Omniscient Attacker in Stochastic Security Games with Interdependent Nodes
Yuksel Arslantas, Ahmed Said Donmez, Ege Yuceel, Muhammed O. Sayin
TL;DR
This work analyzes the vulnerability of reinforcement-learning defenders in stochastic security games to an omniscient attacker who leverages knowledge of the defender’s learning dynamics. Using a linear influence network to model interdependent security assets and neuro-dynamic programming for approximate value iteration, it recasts the problem as an MDP from the attacker’s perspective and proves existence and convergence properties for the solution.
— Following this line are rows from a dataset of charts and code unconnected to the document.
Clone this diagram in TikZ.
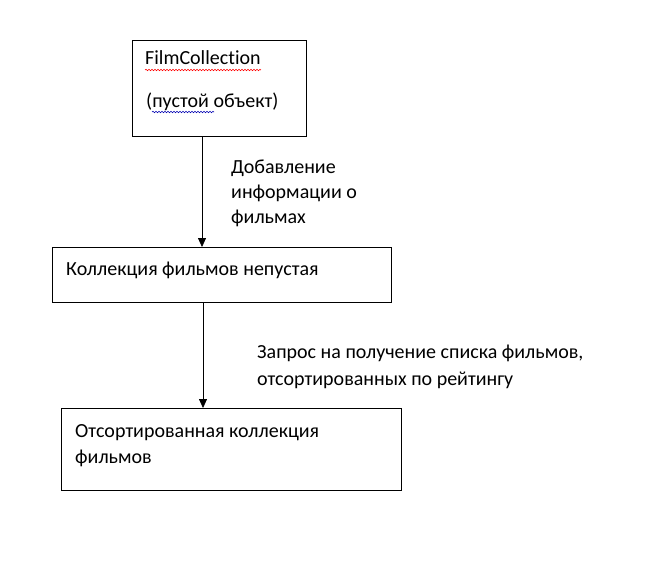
\documentclass[tikz,border=0pt]{standalone}
\usepackage{fontspec}
\setmainfont{Carlito}[Ligatures=NoCommon]
\usetikzlibrary{arrows.meta,positioning,calc,decorations.pathmorphing}

\tikzset{
  statebox/.style={draw, line width=0.9pt, inner sep=0pt, anchor=north west},
  txt/.style={anchor=base west, inner sep=0pt, align=left,
    font=\fontsize{20}{26}\selectfont},
  flow/.style={-{Triangle[length=9pt,width=8pt]}, line width=0.8pt},
  squig/.style={decorate, decoration={snake, amplitude=0.7pt, segment length=3pt},
    line width=0.6pt}
}

\begin{document}
\begin{tikzpicture}[x=1pt,y=-1pt]
  \fill[white] (0,0) rectangle (652,583);
  \useasboundingbox (0,0) rectangle (652,583);

  % states
  \node[statebox, minimum width=174pt, minimum height=96pt] (empty) at (132,40) {};
  \node[statebox, minimum width=339pt, minimum height=55pt] (filled) at (52,247) {};
  \node[statebox, minimum width=340pt, minimum height=82pt] (sorted) at (61,408) {};

  \node[txt] (emptyname) at ($(empty.north west)+(13,25)$) {FilmCollection};
  \node[txt] (emptynote) at ($(empty.north west)+(14,67)$) {(пустой объект)};
  \node[txt] (filledtxt) at ($(filled.north west)+(14,28)$) {Коллекция фильмов непустая};
  \node[txt] (sortedtxt) at ($(sorted.north west)+(14,55)$)
    {Отсортированная коллекция\\фильмов};

  % spelling marks
  \draw[squig, red] ($(emptyname.base west)+(0,5)$) -- ($(emptyname.base east)+(0,5)$);
  \draw[squig, blue!70!black] ($(emptynote.base west)+(6,5)$) -- ++(62,0);

  % transitions
  \coordinate (a1) at ($(empty.south west)+(70,0)$);
  \coordinate (a2) at ($(filled.south west)+(151,0)$);
  \draw[flow] (a1) -- (a1 |- filled.north);
  \draw[flow] (a2) -- (a2 |- sorted.north);

  \node[txt] (addinfo) at ($(a1)+(29,87)$)
    {Добавление\\[-1pt]информации о\\[-1pt]фильмах};
  \node[txt] (request) at ($(a2)+(54,83)$)
    {Запрос на получение списка фильмов,\\[1pt]отсортированных по рейтингу};
\end{tikzpicture}
\end{document}
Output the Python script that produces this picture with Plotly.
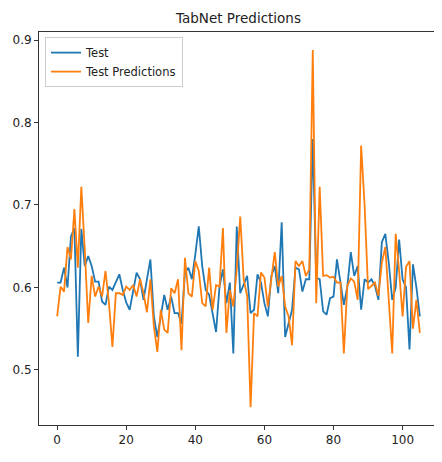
import plotly.graph_objects as go

x_index = list(range(106))

test_values = [
    0.606, 0.606, 0.624, 0.600, 0.662, 0.672, 0.516, 0.671, 0.626, 0.638,
    0.626, 0.607, 0.607, 0.583, 0.579, 0.601, 0.597, 0.607, 0.616, 0.597,
    0.582, 0.573, 0.597, 0.618, 0.610, 0.585, 0.610, 0.634, 0.565, 0.540,
    0.565, 0.591, 0.573, 0.589, 0.569, 0.569, 0.556, 0.618, 0.624, 0.610,
    0.640, 0.674, 0.626, 0.597, 0.591, 0.569, 0.546, 0.601, 0.622, 0.581,
    0.606, 0.520, 0.674, 0.593, 0.603, 0.614, 0.569, 0.573, 0.616, 0.606,
    0.581, 0.565, 0.614, 0.626, 0.593, 0.679, 0.540, 0.555, 0.573, 0.624,
    0.622, 0.595, 0.610, 0.610, 0.780, 0.612, 0.610, 0.571, 0.567, 0.587,
    0.589, 0.634, 0.606, 0.579, 0.601, 0.643, 0.614, 0.626, 0.573, 0.610,
    0.606, 0.610, 0.602, 0.585, 0.655, 0.665, 0.630, 0.585, 0.600, 0.658,
    0.610, 0.600, 0.525, 0.628, 0.600, 0.565,
]

pred_values = [
    0.565, 0.601, 0.595, 0.649, 0.634, 0.695, 0.624, 0.722, 0.646, 0.557,
    0.614, 0.589, 0.601, 0.589, 0.620, 0.581, 0.528, 0.593, 0.593, 0.591,
    0.601, 0.597, 0.603, 0.589, 0.610, 0.593, 0.570, 0.610, 0.553, 0.522,
    0.573, 0.549, 0.545, 0.599, 0.593, 0.610, 0.524, 0.636, 0.593, 0.589,
    0.632, 0.620, 0.581, 0.577, 0.624, 0.573, 0.603, 0.601, 0.672, 0.545,
    0.597, 0.577, 0.622, 0.686, 0.610, 0.590, 0.455, 0.569, 0.565, 0.618,
    0.612, 0.577, 0.610, 0.643, 0.601, 0.614, 0.577, 0.565, 0.530, 0.632,
    0.626, 0.632, 0.614, 0.622, 0.888, 0.581, 0.722, 0.614, 0.615, 0.612,
    0.613, 0.606, 0.606, 0.520, 0.602, 0.611, 0.607, 0.585, 0.772, 0.700,
    0.598, 0.602, 0.606, 0.590, 0.630, 0.649, 0.590, 0.520, 0.665, 0.620,
    0.565, 0.625, 0.632, 0.550, 0.585, 0.545,
]

x_ticks = [0, 20, 40, 60, 80, 100]
y_ticks = [0.5, 0.6, 0.7, 0.8, 0.9]

fig = go.Figure()
fig.add_trace(go.Scatter(x=x_index, y=test_values, mode="lines", name="Test",
                         line=dict(color="#1f77b4", width=1.8)))
fig.add_trace(go.Scatter(x=x_index, y=pred_values, mode="lines", name="Test Predictions",
                         line=dict(color="#ff7f0e", width=1.8)))

font_family = "DejaVu Sans, sans-serif"
axis_common = dict(showgrid=False, zeroline=False, showline=True, linecolor="#333333",
                   linewidth=1, mirror=True, ticks="outside", ticklen=4, tickwidth=1,
                   tickcolor="#333333", tickfont=dict(family=font_family, size=12, color="#222222"))

fig.update_layout(
    width=434, height=454,
    margin=dict(l=31, r=4, t=24, b=37),
    paper_bgcolor="white", plot_bgcolor="white",
    title=dict(text="TabNet Predictions", xref="paper", x=0.5, xanchor="center",
               yref="container", y=0.978, yanchor="middle",
               font=dict(family=font_family, size=13.5, color="#222222")),
    xaxis=dict(range=[-5.25, 110.25], tickvals=x_ticks, **axis_common),
    yaxis=dict(range=[0.4333, 0.9097], tickvals=y_ticks, **axis_common),
    legend=dict(x=0.015, y=0.987, xanchor="left", yanchor="top",
                bgcolor="rgba(255,255,255,0.8)", bordercolor="#cccccc", borderwidth=1,
                font=dict(family=font_family, size=11.5, color="#222222")),
    showlegend=True,
)

fig.write_html("out.html")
Empirically, the omniscient attacker consistently outperforms a naïve defender, with stronger exploitation when the attacker has greater modeling capacity and exploration, underscoring a significant risk in current RL-based defenses. The study motivates development of robust, learning-resilient defense mechanisms for critical infrastructure.
Abstract
The adoption of reinforcement learning for critical infrastructure defense introduces a vulnerability where sophisticated attackers can strategically exploit the defense algorithm's learning dynamics. While prior work addresses this vulnerability in the context of repeated normal-form games, its extension to the stochastic games remains an open research gap. We close this gap by examining stochastic security games between an RL defender and an omniscient attacker, utilizing a tractable linear influence network model. To overcome the structural limitations of prior methods, we propose and apply neuro-dynamic programming. Our experimental results demonstrate that the omniscient attacker can significantly outperform a naive defender, highlighting the critical vulnerability introduced by the learning dynamics and the effectiveness of the proposed strategy.